I have a Nissan 200SX SE 1997, I know most of you will say that I should but a sr20det, but those are like 2500 just for the engine and turbo, but then u gotta by downpipes, and intercoolers, too much, not to mention the 1500 installation. But I was wonderign, I found a turbo kit at a website, i got off of cardomain. This is a stage one turbo, says it can go on the SE engine, but like i said, i dont want to spen all that money on a new engine, tell me your thoughts!


----------



## chimmike (Oct 17, 2002)

my thoughts are you should run a search before posting a question like this.


----------



## chimmike (Oct 17, 2002)

http://www.nissanforums.com/showthread.php?t=36044


----------



## Triple_T (Mar 18, 2004)

wow i have searched, i just want to have ppl personally comment on it, didnt think it was that big of a deal


----------



## James (Apr 29, 2002)

i'm personally commenting on this... its been done... search.


----------



## dry (Oct 21, 2002)

I'm not gonna be a dick, the hotshot turbo kit is the same one used on project 1.6t of www.nissanperformancemag.com check that out you'll get all the info you need!


----------



## LaRon (Aug 22, 2002)

Dry said:


> I'm not gonna be a dick, the hotshot turbo kit is the same one used on project 1.6t of www.nissanperformancemag.com check that out you'll get all the info you need!



Amen brotha.

You guys need to pull your intake's out your asses and stop being dicks to this guy. He's new here, back off. Lay off the keyboard, it's smoking from you jumping on the guys ass shouting "SEARCH SEARCH SEARCH SEARCH SEARCH"...
slow down grasshoppas and READ this thread before you go shouting that again so hastily....

"ALL B14 MEMBERS READ"
http://www.nissanforums.com/showthread.php?t=36044


----------



## 1CLNB14 (Apr 30, 2002)

Please post a little more information about the turbo kit.
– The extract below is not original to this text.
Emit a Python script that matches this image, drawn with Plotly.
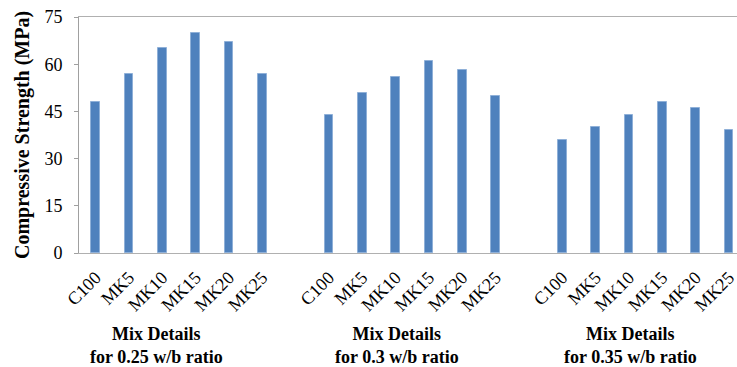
import plotly.graph_objects as go

mixes = ["C100", "MK5", "MK10", "MK15", "MK20", "MK25"]
group_labels = ["Mix Details<br>for 0.25 w/b ratio",
                "Mix Details<br>for 0.3 w/b ratio",
                "Mix Details<br>for 0.35 w/b ratio"]
strength_025 = [48, 57, 65, 70, 67, 57]
strength_030 = [44, 51, 56, 61, 58, 50]
strength_035 = [36, 40, 44, 48, 46, 39]
y_ticks = [0, 15, 30, 45, 60, 75]

series = [strength_025, strength_030, strength_035]
xs, ys, labels = [], [], []
for g, vals in enumerate(series):
    for i, v in enumerate(vals):
        xs.append(g * 7 + i)
        ys.append(v)
        labels.append(mixes[i])

fig = go.Figure()
fig.add_trace(go.Bar(
    x=xs, y=ys, width=0.26,
    marker=dict(color="#4f81bd", line=dict(color="#8fb0d8", width=1)),
    showlegend=False,
))

serif = "Liberation Serif"
fig.update_layout(
    width=737, height=367,
    margin=dict(l=79, r=0, t=17, b=114, autoexpand=False),
    plot_bgcolor="white", paper_bgcolor="white",
    font=dict(family=serif, color="black"),
    bargap=0,
    xaxis=dict(
        range=[-0.5, 19.24], automargin=False,
        tickmode="array", tickvals=xs, ticktext=labels,
        tickangle=-45, tickfont=dict(family=serif, size=18, color="black"),
        showline=True, linecolor="#b0b0b0", linewidth=1, mirror=True,
        showgrid=False, zeroline=False, ticks="",
        ticklabelstandoff=6, ticklabeloverflow="allow",
    ),
    yaxis=dict(
        range=[0, 75], tickmode="array", tickvals=y_ticks, automargin=False,
        tickfont=dict(family=serif, size=18, color="black"),
        showline=True, linecolor="#a0a0a0", linewidth=1,
        ticks="outside", ticklen=4, tickcolor="#a0a0a0",
        showgrid=False, zeroline=False, ticklabelstandoff=8,
    ),
)

fig.add_annotation(
    text="<b>Compressive Strength (MPa)</b>", textangle=-90,
    xref="paper", yref="paper", x=(22 - 79) / 658, y=0.5,
    xanchor="center", yanchor="middle", showarrow=False,
    font=dict(family=serif, size=20, color="black"),
)

group_x = [1.83, 9.03, 16.05]
for gx, gl in zip(group_x, group_labels):
    fig.add_annotation(
        text="<b>" + gl.replace("<br>", "</b><br><b>") + "</b>",
        xref="x", yref="paper", x=gx, y=(253 - 345) / 236,
        xanchor="center", yanchor="middle", showarrow=False,
        font=dict(family=serif, size=18, color="black"),
    )

fig.write_html("out.html", config={"displayModeBar": False},
               post_script="document.body.style.margin='0';document.body.style.padding='0';")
You give little to no information to comment on......


----------



## Reddragon-T (Mar 24, 2004)

Triple_T said:


> wow i have searched, i just want to have ppl personally comment on it, didnt think it was that big of a deal



Just for your Info. I just installed a TSI Turbo in my car, Its the superior, no intercooler but it is water cooled. My buddy and I took about 10slow hours and we really took our time making sure everything was right. It was not that difficult a install, exept time consuming peices (like installing the oil lines, and then reinstalling the sensor, since you have to do it under the car and in a tight spot) the water line installation was a snap, just cut and splice feul regulator just bolted in. All in all it was a easy install, and what was better is that the turbo performs much better then I had ever expected, it will now break the wheels loose while moving and not while shifting in first and seond and third is the strongest running gear. So dont let all these people who dont have turbos tell you what is going on, or the ones that pretend they have turbos or say "Hey my friend has one in his car" listen to the people that have honestly installed one, and the own them.


----------



## FadedKM83 (Jan 27, 2003)

LaRon said:


> You guys need to pull your intake's out your asses and stop being dicks to this guy.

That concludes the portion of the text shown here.